Juanita Yvette Lozano of Austin, Texas, was charged with mail fraud, false statements to the FBI and perjury before a grand jury. She is accused of scheming to get access to Bush's debate preparation materials "to assist Gore in his preparation for the presidential debate," said the 12-page indictment released by the Justice Department Tuesday.

If convicted, she faces 15 years in prison and a $750,000 fine. The indictment was returned by a federal grand jury in Texas.

Lozano worked for Maverick Media, set up by top Bush media adviser Mark McKinnon, who handled political ads. McKinnon has denied any involvement and Bush expressed confidence in him during the campaign.

The indictment revived a campaign-season furor that had the Bush and Gore camps trading accusations about a possible mole. The Gore campaign received a package last Sept. 13 containing the Bush tape and related documents. Both camps denied knowing who sent it. An investigation focused on Lozano after a post office surveillance tape showed her mailing a package around the time the videotape was sent, federal officials said.

The indictment alleged that Lozano secretly copied more than 120 pages of debate preparation documents and a 60-minute videotape of a debate preparation session with Bush and his advisers and sent it to the Gore campaign under a different name.

Attempts to reach Lozano in Austin were not immediately successful.

Her attorney, Christopher Gunter, said Tuesday night: "She's disappointed, obviously." Gunter said he has not seen the indictment and cannot comment on the evidence.
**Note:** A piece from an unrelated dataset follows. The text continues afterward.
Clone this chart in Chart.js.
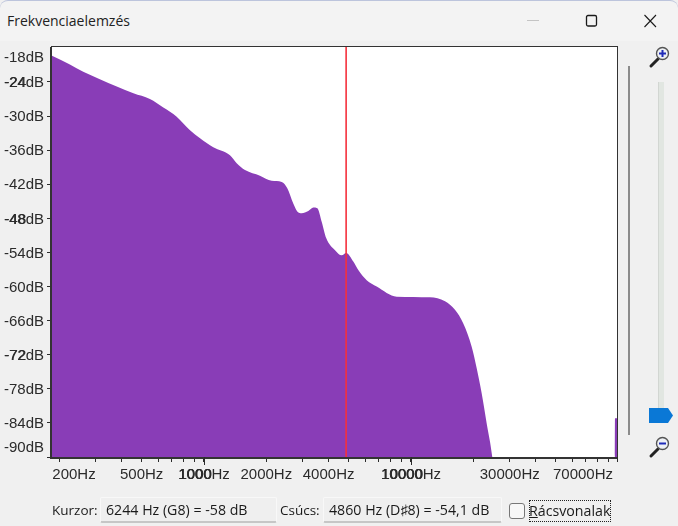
<!DOCTYPE html>
<html lang="hu">
<head>
<meta charset="utf-8">
<title>Frekvenciaelemzés</title>
<style>
html,body{margin:0;padding:0;width:678px;height:526px;overflow:hidden;background:#f0f0f0;font-family:"Open Sans","Noto Sans",sans-serif;color:#1a1a1a}
#wrap{position:relative;width:678px;height:526px}
#c{position:absolute;left:0;top:0}
.abs{position:absolute}
#titlebar{left:0;top:0;width:678px;height:41px;background:#f3f3f3;border-top:1px solid #bcc4dc;box-sizing:border-box;border-radius:8px 8px 0 0}
#title{left:7px;top:12px;font-size:14px;line-height:18px;color:#222}
.label{font-size:13.5px;line-height:18px;top:501px}
.box{top:497px;height:26px;box-sizing:border-box;background:#efefef;border:1px solid #f8f8f8;border-bottom:2px solid #c6c6c6;border-radius:2px;font-size:14.2px;line-height:24px;padding-left:5px;white-space:nowrap}
#chk{left:509px;top:503px;width:16px;height:16px;box-sizing:border-box;border:1.5px solid #777;border-radius:3px;background:#f7f7f7}
#grid{left:529px;top:500px;width:82px;height:22px;box-sizing:border-box;outline:1px dotted #222;outline-offset:-1px;font-size:14.2px;line-height:21px;white-space:nowrap}
#vbar{left:628px;top:66px;width:2px;height:369px;background:#8b8b8b}
#track{left:658px;top:82px;width:5px;height:328px;background:#e1e6e1;border-left:1px solid #d2d6d2}
</style>
</head>
<body>
<div id="wrap">
<div class="abs" id="titlebar"></div>
<div class="abs" id="title">Frekvenciaelemzés</div>
<svg class="abs" style="left:520px;top:8px" width="150" height="28" viewBox="0 0 150 28">
  <line x1="7" y1="12.5" x2="19" y2="12.5" stroke="#c4c4c4" stroke-width="1"/>
  <rect x="66.5" y="7.5" width="10" height="10.5" rx="1.5" fill="none" stroke="#1a1a1a" stroke-width="1.3"/>
  <path d="M124.5 7L136 19M136 7L124.5 19" stroke="#1a1a1a" stroke-width="1.1" fill="none"/>
</svg>
<canvas id="c" width="678" height="526"></canvas>
<div class="abs" id="vbar"></div>
<div class="abs" id="track"></div>
<svg class="abs" style="left:648px;top:407px" width="26" height="17" viewBox="0 0 26 17"><path d="M1 1H20L25 8.5L20 16H1Z" fill="#0a78d6"/></svg>
<svg class="abs" style="left:648px;top:45px" width="24" height="24" viewBox="0 0 24 24">
  <path d="M3 21L10 14" stroke="#222" stroke-width="3" stroke-linecap="round"/>
  <circle cx="14.5" cy="8.5" r="6" fill="#eef1f5" stroke="#555" stroke-width="1.4"/>
  <path d="M11 8.5H18M14.5 5V12" stroke="#1f2bb8" stroke-width="2"/>
</svg>
<svg class="abs" style="left:648px;top:435px" width="24" height="24" viewBox="0 0 24 24">
  <path d="M3 21L10 14" stroke="#222" stroke-width="3" stroke-linecap="round"/>
  <circle cx="14.5" cy="8.5" r="6" fill="#eef1f5" stroke="#555" stroke-width="1.4"/>
  <path d="M11 8.5H18" stroke="#1f2bb8" stroke-width="2"/>
</svg>
<div class="abs label" style="left:52px">Kurzor:</div>
<div class="abs box" style="left:100px;width:177px">6244 Hz (G8) = -58 dB</div>
<div class="abs label" style="left:280px">Csúcs:</div>
<div class="abs box" style="left:323px;width:179px">4860 Hz (D♯8) = -54,1 dB</div>
<div class="abs" id="chk"></div>
<div class="abs" id="grid"><span style="text-decoration:underline">R</span>ácsvonalak</div>
</div>

<script src="https://cdn.jsdelivr.net/npm/chart.js@4/dist/chart.umd.js"></script>
<script>
const frequencies = [184.4,225,261,314,379,456,548,636,738,856,957,1109,1335,1439,1578,1864,2123,2374,2526,2700,2823,2965,3191,3373,3527,3703,3898,4295,4626,4860,5264,5565,6109,6828,8529,12352,14600,16310,17890,19640,20770,21950,23210,24700,25000,96600,96700,98900];
const levels = [-19.4,-20.9,-22.2,-23.5,-24.8,-26.0,-27.0,-28.5,-30.1,-32.5,-33.9,-35.5,-36.9,-38.3,-39.5,-40.5,-41.4,-41.6,-42.7,-45.4,-46.8,-47.1,-46.7,-46.1,-46.2,-48.6,-51.5,-53.6,-54.5,-54.1,-55.6,-57.1,-58.9,-60.0,-61.8,-61.9,-62.6,-64.1,-66.5,-70.6,-74.4,-78.8,-84.1,-90.0,-92,-92,-83.2,-83.2];
const peakFrequency = 4860;
const levelTicks = [-18,-24,-30,-36,-42,-48,-54,-60,-66,-72,-78,-84,-90];
const boldLevels = [-24,-48,-72];
const freqTicks = [200,300,400,500,600,700,800,900,1000,2000,3000,4000,5000,6000,7000,8000,9000,10000,20000,30000,40000,50000,60000,70000,80000,90000];
const labeledFreqs = [200,500,1000,2000,4000,10000,30000,70000];
const boldFreqs = [1000,10000];

const AXIS_FONT = {family:'"Liberation Sans",Arial,sans-serif', size:15};
const INK = '#2b2b2b';

const axesPlugin = {
  id:'axesPlugin',
  beforeDraw(chart){
    const a = chart.chartArea, ctx = chart.ctx;
    ctx.save(); ctx.fillStyle='#fff'; ctx.fillRect(a.left,a.top,a.right-a.left,a.bottom-a.top); ctx.restore();
    // keep end labels inside the plot span, as in the reference
    chart.scales.y.getLabelItems().forEach(it=>{
      it.options.translation[1]+=1;
      if(it.label==='-18dB') it.options.translation[1]=58;
      if(it.label==='-90dB') it.options.translation[1]=448;
    });
    chart.scales.x.getLabelItems().forEach(it=>{
      if(it.label==='200Hz') it.options.translation[0]=74;
      if(it.label==='70000Hz') it.options.translation[0]=583;
    });
  },
  afterDraw(chart){
    const a = chart.chartArea, ctx = chart.ctx, sx = chart.scales.x, sy = chart.scales.y;
    ctx.save();
    ctx.strokeStyle='#333'; ctx.lineWidth=1;
    ctx.strokeRect(a.left-0.5,a.top-0.5,a.right-a.left+1,a.bottom-a.top+1);
    ctx.lineWidth=2;
    ctx.beginPath(); ctx.moveTo(a.left-1,a.top); ctx.lineTo(a.left-1,a.bottom+1); ctx.lineTo(a.right,a.bottom+1); ctx.stroke();
    // longer ticks at decades
    ctx.lineWidth=1; ctx.strokeStyle=INK;
    boldFreqs.forEach(f=>{const x=Math.round(sx.getPixelForValue(f))+0.5; ctx.beginPath(); ctx.moveTo(x,a.bottom); ctx.lineTo(x,a.bottom+8); ctx.stroke();});
    ctx.beginPath(); ctx.moveTo(a.right+0.5,a.bottom); ctx.lineTo(a.right+0.5,a.bottom+5); ctx.stroke();
    // overprinted digits on the bold labels
    ctx.fillStyle=INK; ctx.font=`${AXIS_FONT.size}px ${AXIS_FONT.family}`; ctx.textAlign='left';
    sy.getLabelItems().forEach(it=>{
      const v=parseInt(it.label,10);
      if(!boldLevels.includes(v)) return;
      const w=ctx.measureText(it.label).width;
      ctx.textBaseline='middle';
      ctx.fillText(String(v), it.options.translation[0]-w+0.6, it.options.translation[1]+it.textOffset);
    });
    sx.getLabelItems().forEach(it=>{
      const v=parseInt(it.label,10);
      if(!boldFreqs.includes(v)) return;
      const w=ctx.measureText(it.label).width;
      ctx.textBaseline=it.options.textBaseline;
      ctx.fillText(String(v), it.options.translation[0]-w/2+0.6, it.options.translation[1]+it.textOffset);
      ctx.fillText(String(v), it.options.translation[0]-w/2, it.options.translation[1]+it.textOffset);
    });
    ctx.restore();
  }
};

new Chart(document.getElementById('c'),{
  type:'scatter',
  plugins:[axesPlugin],
  data:{datasets:[
    {label:'Csúcs',data:[{x:peakFrequency,y:-90},{x:peakFrequency,y:-17.84}],showLine:true,borderColor:'#f5303c',backgroundColor:'#f5303c',borderWidth:1.6,pointRadius:0,fill:false},
    {label:'Spektrum',data:frequencies.map((f,i)=>({x:f,y:levels[i]})),showLine:true,borderWidth:0,borderColor:'#893db7',backgroundColor:'#893db7',pointRadius:0,cubicInterpolationMode:'monotone',fill:'start'}
  ]},
  options:{
    responsive:false,animation:false,
    layout:{padding:{top:47,right:61,left:0,bottom:0}},
    plugins:{legend:{display:false},tooltip:{enabled:false},title:{display:false}},
    scales:{
      x:{
        type:'logarithmic',min:184.4,max:98900,
        afterBuildTicks(s){s.ticks=freqTicks.map(v=>({value:v}));},
        afterFit(s){s.height=526-457;},
        border:{display:false},
        grid:{display:true,drawOnChartArea:false,drawTicks:true,tickLength:5,tickColor:INK},
        ticks:{autoSkip:false,maxRotation:0,minRotation:0,padding:4,color:INK,font:AXIS_FONT,
          callback(v){return labeledFreqs.includes(v)?v+'Hz':'';}}
      },
      y:{
        type:'linear',min:-90,max:-17.84,
        afterBuildTicks(s){s.ticks=levelTicks.map(v=>({value:v}));},
        afterFit(s){s.width=52;},
        border:{display:false},
        grid:{display:true,drawOnChartArea:false,drawTicks:true,tickLength:5,
          tickColor(c){return c.tick&&c.tick.value===-18?'rgba(0,0,0,0)':INK;}},
        ticks:{autoSkip:false,padding:3,color:INK,font:AXIS_FONT,
          callback(v){return v+'dB';}}
      }
    }
  }
});
</script>
</body>
</html>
He wouldn't comment on his client's innocence or guilt.

Lozano sent the package to former Rep. Tom Downey, who was helping Gore prepare for debates, with a note bearing the name "Amy Smith," the indictment alleged.

"I will call you soon to find out what other materials can be useful to the VP. Good luck. Amy," the note said, according to the indictment.

Downey turned the package over to the FBI, which began an investigation. Gore and his staffers said they didn't know anything about how the package was sent. The Bush camp seized on news that a Gore staffer had been suspended for boasting about a "mole" planted in the Bush campaign. The staffer later said he made the mole story up.

A spokeswoman at Gore's transition office could not be reached.

Downey said Tuesday he was glad the FBI got to the bottom of the caper.

McKinnon said through his attorney that news of the indictment was "devastating for me and my family."

"The particulars of the indictment, if true, raise very serious questions about Yvette's activities and statements not only to prosecutors but to me," said McKinnon.

McKinnon is not a target of the FBI's investigation, said his lawyer Rusty Hardin.

Lozano has been a Democratic precinct chairwoman since 1998, according to Eddie Rodriguez, executive director of Travis County Democrats.

McKinnon, a former country-rock songwriter and consultant to Democrats, was not aware of Lozano's position, said Hardin. The two had been longtime friends — Lozano had been a nanny to his children — and McKinnon hired her at Maverick to do office work to help her out, he said.

Maverick Media said Lozano left the company after the campaign ended.